De l'intellectualité (comme unique horizon)
Mais la philosophie ne déroule pas seulement ce que l’intentionnalité peut, elle tente de décrire ce qu’elle est. L’esthétique ou le littéraire manifestent expressément ; dans l’expression, et ce faisant tirent l’intention là où elle ne sait pas. Dans les franchissements de mondes, mais aussi dans et vers le monde-même. L’être au monde, puisqu’il ne peut se déverrouiller que dans l’expression (sinon notre regard ne situe rien), ne fut jamais éprouvé par un sujet nu, sans parole symboliquement orchestrée et ordonnée au-dedans d’un groupe et organisée de ce dedans du groupe (occupant l’épreuve de la vérité de par lui-même).
La livraison d’un sujet au monde est sensiblement la déraison même ; il regrette si infiniment que la parole qui l’occupe n’ait plus aucun sens ; qu’elle ne soit plus reprise par et dans le partage symbolique ; pas même le partage symbolique imaginé (celui d’une communauté de foi, qui se substituait au partage réelle entre tous d’une tribu de visu). Puisque se dresse la densité du monde, la matérialité du corps, l’envie des choses, et que face à cette présence constante, l’imaginaire n’y suffit plus et s’efface, alors que la parole symbolique bien que n’étant plus qu’un lointain souvenir, impose encore son être de fait, en tant que le langage est toujours et à jamais l’entente.
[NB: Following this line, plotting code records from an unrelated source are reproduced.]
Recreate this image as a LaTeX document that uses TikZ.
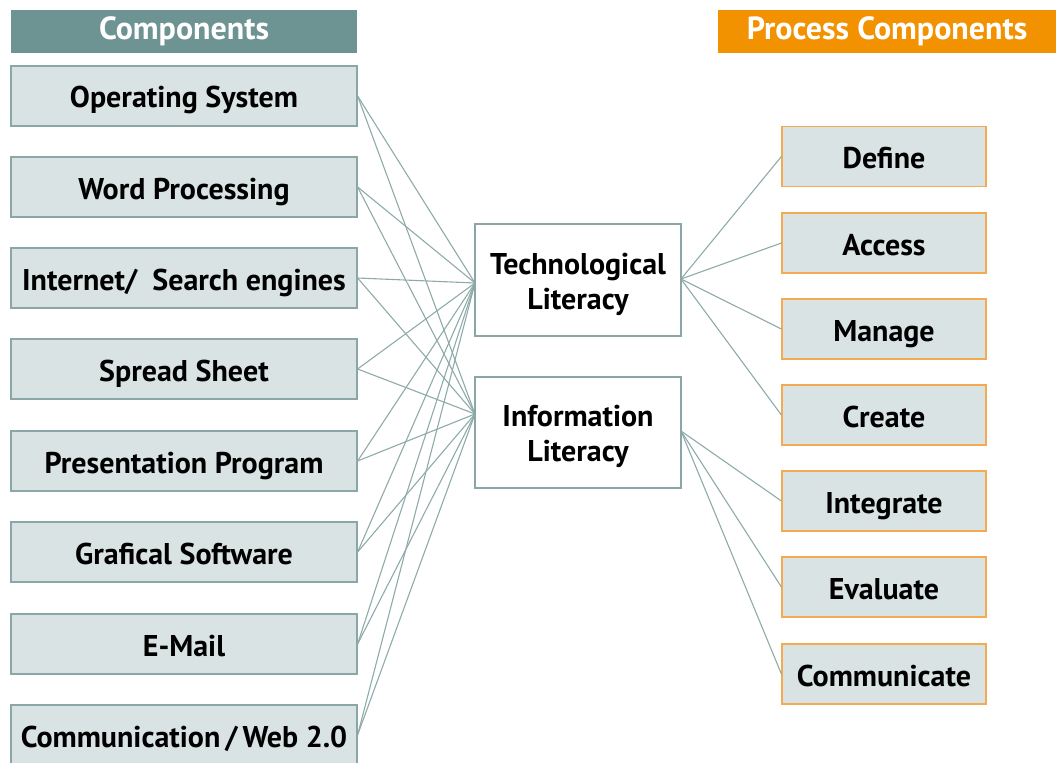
\documentclass[tikz,border=0pt]{standalone}
\usepackage{fontspec}
\setmainfont{PT Sans}
\definecolor{hdteal}{HTML}{6E9393}
\definecolor{boxfill}{HTML}{D9E3E3}
\definecolor{boxline}{HTML}{8AA6A6}
\definecolor{conn}{HTML}{8FAAAA}
\definecolor{hdorange}{HTML}{F39200}
\definecolor{orline}{HTML}{F3AA50}
\tikzset{
  lbox/.style={draw=boxline, fill=boxfill, line width=1.2pt, minimum width=346pt, minimum height=60pt, inner sep=0pt, text height=27pt, text depth=3pt, font=\fontsize{30}{36}\selectfont\bfseries},
  rbox/.style={draw=orline, fill=boxfill, line width=1.2pt, minimum width=204pt, minimum height=60pt, inner sep=0pt, text height=27pt, text depth=3pt, font=\fontsize{30}{36}\selectfont\bfseries},
  mbox/.style={draw=boxline, fill=white, line width=1.8pt, minimum width=206pt, minimum height=111pt, inner sep=0pt, align=center, font=\fontsize{30}{35}\selectfont\bfseries},
  hdr/.style={minimum height=43pt, inner sep=0pt, text=white, font=\fontsize{32}{36}\selectfont\bfseries},
  conline/.style={draw=conn, line width=1.1pt}
}
\begin{document}
\begin{tikzpicture}[x=1pt,y=-1pt]
\useasboundingbox (0,0) rectangle (1056,762);
% headers
\node[hdr, fill=hdteal, minimum width=346pt] (hc) at (184,31.5) {Components};
\node[hdr, fill=hdorange, minimum width=338pt] (hp) at (887,31.5) {Process Components};
% left boxes
\node[lbox] (os) at (184,96) {Operating System};
\node[lbox] (wp) at (184,187) {Word Processing};
\node[lbox] (is) at (184,278) {Internet/\hspace{0.5em}Search engines};
\node[lbox] (ss) at (184,369) {Spread Sheet};
\node[lbox] (pp) at (184,461) {Presentation Program};
\node[lbox] (gs) at (184,552) {Grafical Software};
\node[lbox] (em) at (184,644) {E-Mail};
\node[lbox] (cw) at (184,735) {Communication\,/\,Web 2.0};
% right boxes
\node[rbox] (def) at (884,156.5) {Define};
\node[rbox] (acc) at (884,243) {Access};
\node[rbox] (man) at (884,329) {Manage};
\node[rbox] (cre) at (884,415) {Create};
\node[rbox] (int) at (884,501) {Integrate};
\node[rbox] (eva) at (884,587) {Evaluate};
\node[rbox] (com) at (884,674) {Communicate};
% connection points
\coordinate (tl) at (475,283);
\coordinate (il) at (475,414);
\coordinate (tr) at (681,279);
\coordinate (ir) at (681,431);
% connectors left
\foreach \n in {os,wp,is,ss,pp,gs,em,cw}{
  \draw[conline] (\n.east) -- (tl);
  \draw[conline] (\n.east) -- (il);
}
% connectors right
\foreach \n in {def,acc,man,cre}{
  \draw[conline] (tr) -- (\n.west);
}
\foreach \n in {int,eva,com}{
  \draw[conline] (ir) -- (\n.west);
}
% middle boxes (drawn over the line ends)
\node[mbox, minimum height=112pt] (tech) at (578,280) {\rule{0pt}{30pt}Technological\\Literacy};
\node[mbox] (info) at (578,432.5) {\rule{0pt}{30pt}Information\\Literacy};
\end{tikzpicture}
\end{document}
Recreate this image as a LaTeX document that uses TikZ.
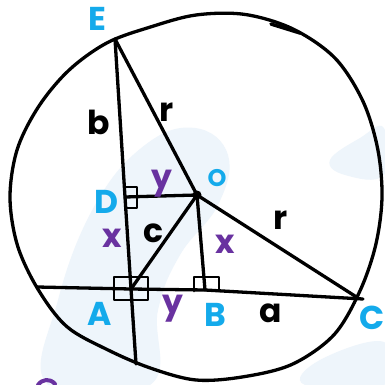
\documentclass[tikz,border=0pt]{standalone}
\usepackage{fontspec}
\setmainfont{Poppins}
\definecolor{ptblue}{RGB}{20,170,235}
\definecolor{ptpurple}{RGB}{105,50,160}
\definecolor{blob}{RGB}{238,245,251}
\begin{document}
\begin{tikzpicture}[x=1pt,y=-1pt, line join=round, line cap=round,
  ink/.style={line width=3.3pt, draw=black},
  box/.style={line width=2.8pt, draw=black},
  lbl/.style={font=\fontsize{33}{33}\selectfont\bfseries, inner sep=0pt},
  pt/.style={lbl, text=ptblue},
  var/.style={lbl, text=ptpurple},
  len/.style={lbl, text=black}]
\useasboundingbox (0,0) rectangle (384,385);
\fill[white] (0,0) rectangle (384,385);
% faint background strokes
\fill[blob] plot[smooth cycle, tension=0.7] coordinates {(48,385) (58,300) (95,205) (145,145) (195,128) (228,155) (218,205) (180,255) (158,310) (150,385)};
\fill[blob] plot[smooth cycle, tension=0.7] coordinates {(330,160) (360,138) (384,128) (384,175) (345,175)};
\fill[blob] plot[smooth cycle, tension=0.7] coordinates {(305,385) (320,360) (384,342) (384,385)};
% points
\coordinate (E) at (115,39);
\coordinate (O) at (197,195);
\coordinate (D) at (125,197);
\coordinate (A) at (131,289);
\coordinate (B) at (205,290);
\coordinate (C) at (358,298);
\coordinate (Cx) at (363,299);
\coordinate (L) at (37,287);
\coordinate (F) at (136,364);
% hand-drawn circle
\begin{scope}[shift={(196,197)}]
\draw[ink] plot[smooth cycle, tension=0.55] coordinates {
(0:186) (15:186) (30:189) (45:195) (60:193) (75:186) (90:183) (105:177)
(120:176.5) (135:183) (150:183) (165:185) (180:186) (195:185) (210:181.5)
(225:179.5) (240:178) (255:176) (270:182) (285:189) (300:194) (315:196.5)
(330:192.5) (345:188)};
\end{scope}
% small stray stroke near the top
\draw[line width=3.5pt] (271,24) -- (300,33);
% lines
\draw[ink] (E) -- (D) -- (A) -- (F);
\draw[ink] (L) -- (A) -- (B) -- (Cx);
\draw[ink] (E) -- (O) -- (C);
\draw[ink] (D) -- (O);
\draw[ink] (O) -- (A);
\draw[ink] (O) -- (B);
\fill (O) circle (4.5);
% right-angle marks
\draw[box] (125,187) rectangle (137,208);
\draw[box] (114,277) rectangle (148,300);
\draw[box] (194,291) -- (194,277) -- (219,277) -- (219,291);
% labels
\node[pt] (lE) at (97,19) {E};
\node[pt] (lO) at (217,178) {\fontsize{24}{24}\selectfont O};
\node[pt] (lD) at (106,202) {D};
\node[pt] (lA) at (100,314) {A};
\node[pt] (lB) at (215,315) {B};
\node[pt] (lC) at (372,318) {C};
\node[len] (lb) at (99,122) {b};
\node[len] (lr1) at (167,112) {r};
\node[len] (lc) at (153,233) {c};
\node[len] (lr2) at (281,220) {r};
\node[len] (la) at (271,313) {a};
\node[var] (ly1) at (162,184) {y};
\node[var] (lx1) at (112,238) {x};
\node[var] (lx2) at (225,244) {x};
\node[var] (ly2) at (173,309) {y};
% cut-off purple mark at the bottom edge
\draw[ptpurple, line width=4pt] (38,385) .. controls (42,379) and (50,378) .. (55,384);
\end{tikzpicture}
\end{document}
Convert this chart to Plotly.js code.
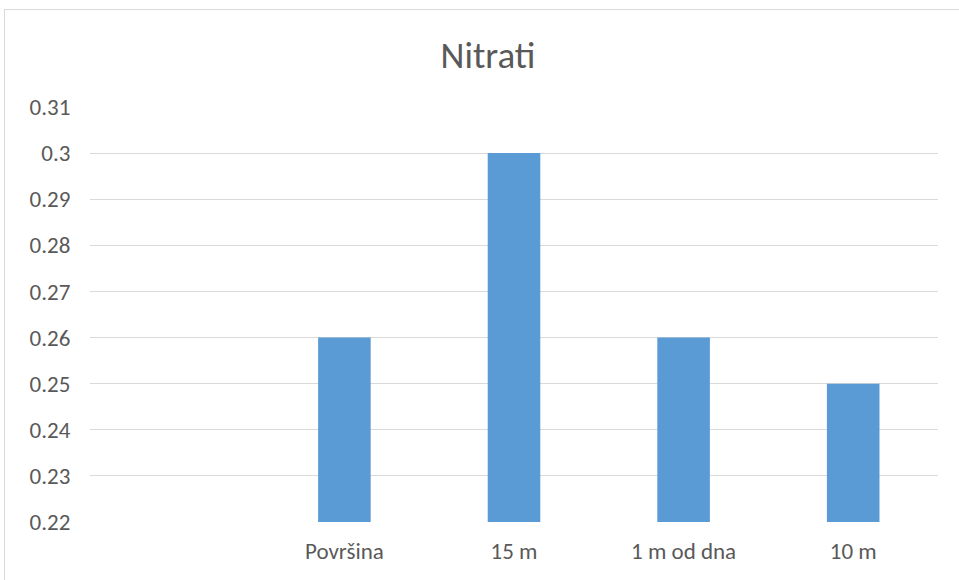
<!DOCTYPE html>
<html>
<head>
<meta charset="utf-8">
<script src="https://cdn.plot.ly/plotly-3.0.1.min.js"></script>
<style>
  html, body { margin: 0; padding: 0; background: #fff; }
  #wrap { position: relative; width: 959px; height: 580px; overflow: hidden; }
  #frame { position: absolute; left: 4px; top: 9px; width: 1000px; height: 1000px; border: 1px solid #d9d9d9; box-sizing: border-box; pointer-events: none; }
  #chart { position: absolute; left: 0; top: 0; width: 959px; height: 580px; }
</style>
</head>
<body>
<div id="wrap">
  <div id="chart"></div>
  <div id="frame"></div>
</div>
<script>
const categories = [" ", "Površina", "15 m", "1 m od dna", "10 m"];
const values = [null, 0.26, 0.30, 0.26, 0.25];
const yTicks = [0.22, 0.23, 0.24, 0.25, 0.26, 0.27, 0.28, 0.29, 0.30, 0.31];
const yTickLabels = ["0.22", "0.23", "0.24", "0.25", "0.26", "0.27", "0.28", "0.29", "0.3", "0.31"];
const chartTitle = "Nitrati";

const fontFam = "Carlito, Lato, 'Open Sans', sans-serif";

Plotly.newPlot("chart", [{
  type: "bar",
  x: categories,
  y: values,
  marker: { color: "#5b9bd5" },
  hoverinfo: "x+y"
}], {
  width: 959,
  height: 580,
  paper_bgcolor: "rgba(0,0,0,0)",
  plot_bgcolor: "rgba(0,0,0,0)",
  margin: { l: 90, r: 21, t: 107, b: 58 },
  bargap: 0.69,
  showlegend: false,
  title: {
    text: chartTitle,
    font: { family: fontFam, size: 37, color: "#595959", weight: 300 },
    x: 488 / 959, xanchor: "center", xref: "container",
    y: 1 - 55 / 580, yanchor: "middle", yref: "container"
  },
  xaxis: {
    type: "category",
    categoryorder: "array",
    categoryarray: categories,
    showgrid: false,
    showline: false,
    zeroline: false,
    ticks: "outside",
    ticklen: 8,
    tickcolor: "rgba(0,0,0,0)",
    tickfont: { family: fontFam, size: 23, color: "#595959" }
  },
  yaxis: {
    range: [0.22, 0.31],
    tickvals: yTicks,
    ticktext: yTickLabels,
    showgrid: true,
    gridcolor: "#d9d9d9",
    gridwidth: 1,
    zeroline: false,
    showline: false,
    ticks: "outside",
    ticklen: 14,
    tickcolor: "rgba(0,0,0,0)",
    tickfont: { family: fontFam, size: 23, color: "#595959" }
  }
}, { displayModeBar: false, staticPlot: true });
</script>
</body>
</html>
Aussi littérature et esthétiques se rendent en une complexité sans égale ; une intellectualité. Seule l’intellectualité fait mine de parole et se communique à soi et entre les quelques soi qui y comprennent, se communique une expression de l’insoutenable.
A rebours de cette intellectualité nécessaire du libre pur des sujets, aguerris et maintenant la vérité dans et contre tout ce qui est du monde, mais aussi donc, dans ce même monde ; et sans rien en négliger, à rebours s’extrapole les mois ; les mois qui subissent tous les contrecoups du défaut symbolique, mais aussi du manque imaginaire. Il ne leur reste que leur corps ; et à défaut d’imaginaire leurs fantasmes bricolés. Les mois sont rigoureusement esseulés dans ce qui leur semble un marasme, une déliquescence, des effondrements du monde, soupçonnant le cataclysme des mondes eux-mêmes, annihilant la richesse des mondes comme écueils du navire humain s’y brisant absurdement partout.
Pour un moi, qui n’a pas entamé son sujet à être, aucune parole ne retentit plus où que cela soit ; elle renvoie, dans ce silence, au corps défenestré ; aux symptômes et aux paroles enfermées dans un « corps » ; il est la seule consistance qui soit parce qu’il est la seule consistance perceptible et que l’on ne croit plus aux mots qui sortent de la bouche et encore moins qui surgissent de l’esprit ; tout cela est annulé et remplacé par un être-là, ce seul corps.
Le moi ayant ourdi son sujet commence par contre de comprendre que la parole est partout reprise par qui la sait ; qu’en somme la parole ne peut plus exister symboliquement ni plus même imaginairement, mais par contre qu’elle est, et absolument, intellectivement déployée comme jamais.
Or un moi ne peut pas se savoir intellectivement ; pas sans effort ; et il ne voit pas le sens, l’orientation d’un tel effort (qu’il limite à tel domaine spécialisé d’experts, une professionnalisation), parce que le seul sens, orientation, de ce qui est, qui lui tienne, consiste en son corps donné, là, formidable inertie qui ne mène, n’a de sens définitif que la mort. Il est piégé ; soit ses fantasmes bricolés (qui n’ont ni queue, ni tête, propre et figuré) soit ce corps de mort indéfinie.
Autrement dit, il n’est aucun moyen de s’en sortir, vivant, en un tel monde, dépenaillé et dont seulement l’intellectualité peut instaurer le règne tout à fait autre.
La parole, partagée (symbolique au sens propre), annéantie, mais aussi l’imaginaire symbolique (en lequel la parole s’adressait en un Sens désiré), annulé par le monde présent produisent l’apogée du fantasme bricolé, qui ne signifie rien, et ne reste plus, humainement, que l’intellectualité qui y puisse créer.